Helping the Whole Family Feel Better with Healthy Post-Christmas Routines
The holidays take a toll on us, whether good or bad. Here are ways to help the whole family feel healthy this post-Christmas week.
Allow yourself to recharge
The holidays have us up and about, whether it is our traveling friends and relatives or grocery runs at odd hours. We don’t truly account for the time spent to enjoy the holidays or to make them festive for others.
That’s why we recommend taking small naps and stealing moments to ground yourself this Christmas week. At the end of the day, you only have one body.
Schedule the handiwork
The chores, repairs, and cleanup are nothing new during the holiday season. There’s an extra layer of lethargy that adds to the dread of a pale of dishes.

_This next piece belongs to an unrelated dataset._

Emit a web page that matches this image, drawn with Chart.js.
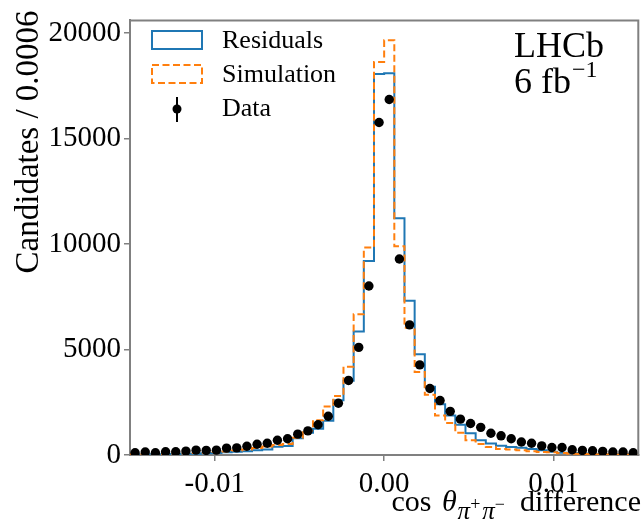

Getting back on track means accepting that all the work can’t be done in a single day by a single person. It also means planning tasks that you can manage.
Manage your screen time.
It is easy to get lost in the black mirrors of our mobile devices. The dopamine and chemical reward from the algorithm’s top hits. But with little constructive effort to devote ourselves to, much time is spent in repetitive cycles.
Truly, nobody is perfect, but putting down the phone, tablet, or averting your gaze from the TV screen will have a profound impact on your health.
Salvage your leftovers
Chapati, various kinds of meat, and African salad. Christmas Day is a buffet, but what happens to the buffet when the clock strikes midnight?
Leftovers are creative ingredients for the family’s next meal. If preserved well, they can pack a nutritious punch to last till the end of the post-Christmas season. Besides, there is no luxury in wasting perfectly good food.
Don’t go above and beyond
Christmas is a spiritual experience; we learn new things about the world around us and see old patterns come into play. After the festivities we are left with our thoughts, the dishes, and leftovers. The understanding of consequences is suddenly clearer.
The post-Christmas season isn’t a period of fixing things. It is a time of silent reflection and recollection. A pivotal point where we can count our decisions and plan ahead for the days to come.
The days after Christmas don’t quite feel real. They’re the door between the old and the new. It is scary, but in some ways it is also beautiful.